▶ Problem to solve:
Work through the following lines and count those that hold the word "chart". Reply with that number only.

▶ Dataset section:
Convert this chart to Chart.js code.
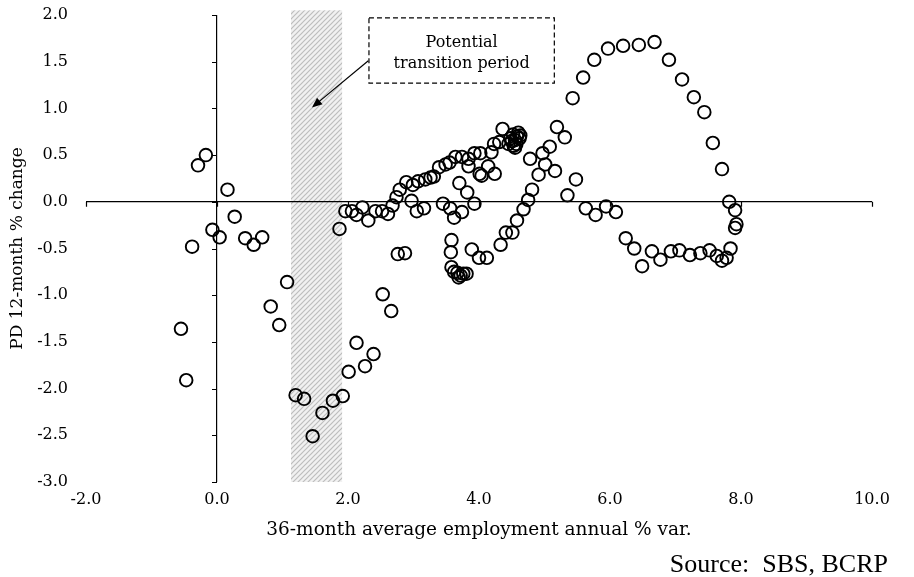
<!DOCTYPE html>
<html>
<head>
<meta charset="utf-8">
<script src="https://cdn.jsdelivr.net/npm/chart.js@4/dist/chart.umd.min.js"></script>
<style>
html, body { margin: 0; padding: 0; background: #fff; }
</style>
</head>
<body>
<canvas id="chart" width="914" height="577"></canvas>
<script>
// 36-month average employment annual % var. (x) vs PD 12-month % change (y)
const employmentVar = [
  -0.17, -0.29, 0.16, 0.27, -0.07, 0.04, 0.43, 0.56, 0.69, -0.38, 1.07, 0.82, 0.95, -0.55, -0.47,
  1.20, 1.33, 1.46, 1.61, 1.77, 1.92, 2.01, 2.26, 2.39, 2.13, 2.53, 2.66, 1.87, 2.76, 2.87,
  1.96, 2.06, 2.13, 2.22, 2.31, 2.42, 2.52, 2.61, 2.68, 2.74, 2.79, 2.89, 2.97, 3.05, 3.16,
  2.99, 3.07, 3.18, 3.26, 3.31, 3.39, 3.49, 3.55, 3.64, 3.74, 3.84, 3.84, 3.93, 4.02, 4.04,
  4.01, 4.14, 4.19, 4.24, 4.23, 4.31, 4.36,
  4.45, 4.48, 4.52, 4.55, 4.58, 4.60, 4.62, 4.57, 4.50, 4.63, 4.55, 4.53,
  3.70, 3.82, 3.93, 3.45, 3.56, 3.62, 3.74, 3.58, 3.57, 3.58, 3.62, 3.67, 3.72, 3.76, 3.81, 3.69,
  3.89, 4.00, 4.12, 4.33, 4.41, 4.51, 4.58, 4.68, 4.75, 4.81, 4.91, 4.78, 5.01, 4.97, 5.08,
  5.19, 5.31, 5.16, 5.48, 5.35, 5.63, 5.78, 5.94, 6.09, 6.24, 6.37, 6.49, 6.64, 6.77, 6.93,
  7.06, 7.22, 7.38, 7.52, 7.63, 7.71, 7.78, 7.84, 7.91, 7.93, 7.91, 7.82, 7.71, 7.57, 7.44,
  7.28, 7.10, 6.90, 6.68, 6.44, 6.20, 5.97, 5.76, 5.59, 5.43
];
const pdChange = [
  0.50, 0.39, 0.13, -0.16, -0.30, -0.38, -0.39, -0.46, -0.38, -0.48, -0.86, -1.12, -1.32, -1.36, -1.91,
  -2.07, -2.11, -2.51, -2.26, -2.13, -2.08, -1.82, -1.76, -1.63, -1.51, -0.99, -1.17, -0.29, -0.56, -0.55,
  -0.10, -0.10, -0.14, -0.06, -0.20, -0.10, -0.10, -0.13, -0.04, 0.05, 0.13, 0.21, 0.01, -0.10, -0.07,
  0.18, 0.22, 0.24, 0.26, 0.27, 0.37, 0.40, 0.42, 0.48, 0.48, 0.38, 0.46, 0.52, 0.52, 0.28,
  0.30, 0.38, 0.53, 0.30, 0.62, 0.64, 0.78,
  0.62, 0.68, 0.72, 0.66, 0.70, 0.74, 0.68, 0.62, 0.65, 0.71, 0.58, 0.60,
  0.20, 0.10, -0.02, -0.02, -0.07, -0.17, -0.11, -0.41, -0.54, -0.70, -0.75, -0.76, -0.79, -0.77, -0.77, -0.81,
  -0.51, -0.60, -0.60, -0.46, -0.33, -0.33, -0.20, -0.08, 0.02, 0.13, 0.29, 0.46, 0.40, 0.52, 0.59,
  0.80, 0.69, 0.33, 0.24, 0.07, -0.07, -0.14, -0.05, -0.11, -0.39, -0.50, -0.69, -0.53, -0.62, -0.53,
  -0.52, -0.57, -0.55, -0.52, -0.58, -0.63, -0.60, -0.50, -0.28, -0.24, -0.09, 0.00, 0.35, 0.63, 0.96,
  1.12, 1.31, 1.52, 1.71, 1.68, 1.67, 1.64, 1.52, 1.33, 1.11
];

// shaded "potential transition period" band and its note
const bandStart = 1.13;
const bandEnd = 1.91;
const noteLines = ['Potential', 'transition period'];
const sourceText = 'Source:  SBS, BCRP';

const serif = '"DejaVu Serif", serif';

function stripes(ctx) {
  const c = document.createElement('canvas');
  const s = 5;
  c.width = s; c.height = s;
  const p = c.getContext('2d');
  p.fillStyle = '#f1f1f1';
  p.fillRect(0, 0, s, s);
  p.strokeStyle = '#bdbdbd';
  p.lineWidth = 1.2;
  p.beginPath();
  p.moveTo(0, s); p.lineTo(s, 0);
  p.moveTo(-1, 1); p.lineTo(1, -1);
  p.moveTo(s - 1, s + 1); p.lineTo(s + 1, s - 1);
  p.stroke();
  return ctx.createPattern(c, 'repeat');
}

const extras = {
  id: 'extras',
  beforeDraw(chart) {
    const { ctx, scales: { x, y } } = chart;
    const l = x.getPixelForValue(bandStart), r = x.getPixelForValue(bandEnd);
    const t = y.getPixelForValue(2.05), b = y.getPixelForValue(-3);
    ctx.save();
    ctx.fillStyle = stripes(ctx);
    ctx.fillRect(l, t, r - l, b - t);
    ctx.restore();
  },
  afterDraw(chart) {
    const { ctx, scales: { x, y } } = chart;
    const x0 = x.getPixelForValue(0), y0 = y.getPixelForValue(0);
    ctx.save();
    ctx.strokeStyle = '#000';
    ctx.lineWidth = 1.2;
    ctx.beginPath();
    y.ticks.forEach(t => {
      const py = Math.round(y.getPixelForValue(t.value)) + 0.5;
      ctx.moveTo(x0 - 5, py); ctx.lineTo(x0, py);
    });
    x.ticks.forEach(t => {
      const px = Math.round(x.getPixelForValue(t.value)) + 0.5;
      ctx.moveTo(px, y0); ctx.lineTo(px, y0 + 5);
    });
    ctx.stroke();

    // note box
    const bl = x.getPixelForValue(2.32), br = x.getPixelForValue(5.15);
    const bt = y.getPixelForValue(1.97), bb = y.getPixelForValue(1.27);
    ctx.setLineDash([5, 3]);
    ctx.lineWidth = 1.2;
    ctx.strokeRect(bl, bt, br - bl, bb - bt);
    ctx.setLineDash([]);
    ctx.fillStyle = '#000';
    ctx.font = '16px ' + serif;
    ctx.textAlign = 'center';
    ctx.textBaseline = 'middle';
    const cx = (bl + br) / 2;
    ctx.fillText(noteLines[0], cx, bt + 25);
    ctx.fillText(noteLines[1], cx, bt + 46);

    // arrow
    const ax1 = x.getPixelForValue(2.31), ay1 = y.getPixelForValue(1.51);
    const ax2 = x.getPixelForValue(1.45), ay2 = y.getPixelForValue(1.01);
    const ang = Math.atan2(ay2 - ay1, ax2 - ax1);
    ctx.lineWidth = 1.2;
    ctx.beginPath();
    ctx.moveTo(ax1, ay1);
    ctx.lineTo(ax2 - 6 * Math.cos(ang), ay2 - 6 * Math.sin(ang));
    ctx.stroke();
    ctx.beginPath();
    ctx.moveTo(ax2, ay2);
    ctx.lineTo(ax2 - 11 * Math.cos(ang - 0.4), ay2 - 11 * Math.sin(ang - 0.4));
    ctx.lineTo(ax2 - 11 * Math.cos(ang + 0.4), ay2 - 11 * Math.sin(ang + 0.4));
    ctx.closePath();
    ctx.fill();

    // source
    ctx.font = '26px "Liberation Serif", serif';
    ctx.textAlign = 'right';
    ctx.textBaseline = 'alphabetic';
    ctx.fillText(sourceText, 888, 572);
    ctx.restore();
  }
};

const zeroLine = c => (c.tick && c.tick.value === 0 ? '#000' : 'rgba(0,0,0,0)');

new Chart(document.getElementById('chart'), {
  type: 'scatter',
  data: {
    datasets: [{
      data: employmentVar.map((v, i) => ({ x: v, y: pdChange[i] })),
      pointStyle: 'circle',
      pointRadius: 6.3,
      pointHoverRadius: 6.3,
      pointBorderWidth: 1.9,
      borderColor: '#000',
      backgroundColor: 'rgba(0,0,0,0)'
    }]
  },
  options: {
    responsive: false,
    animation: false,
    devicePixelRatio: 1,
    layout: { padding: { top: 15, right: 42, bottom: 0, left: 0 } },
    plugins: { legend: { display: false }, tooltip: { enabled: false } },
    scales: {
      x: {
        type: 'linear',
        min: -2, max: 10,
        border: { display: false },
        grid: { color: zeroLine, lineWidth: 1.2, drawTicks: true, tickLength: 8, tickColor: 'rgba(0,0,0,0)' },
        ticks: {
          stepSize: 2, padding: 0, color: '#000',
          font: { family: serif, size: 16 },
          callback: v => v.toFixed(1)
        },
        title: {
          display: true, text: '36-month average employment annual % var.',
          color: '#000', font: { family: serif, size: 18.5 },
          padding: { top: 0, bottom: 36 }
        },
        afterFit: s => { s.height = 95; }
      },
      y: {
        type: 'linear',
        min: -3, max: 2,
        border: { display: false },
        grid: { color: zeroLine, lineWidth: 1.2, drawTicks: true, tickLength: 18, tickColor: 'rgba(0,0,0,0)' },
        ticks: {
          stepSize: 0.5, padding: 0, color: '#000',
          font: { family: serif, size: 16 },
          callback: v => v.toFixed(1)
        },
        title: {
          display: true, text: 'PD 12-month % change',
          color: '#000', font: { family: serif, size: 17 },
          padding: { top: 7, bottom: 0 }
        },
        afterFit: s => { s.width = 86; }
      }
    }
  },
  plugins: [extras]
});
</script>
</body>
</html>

▶ Correct answer:
8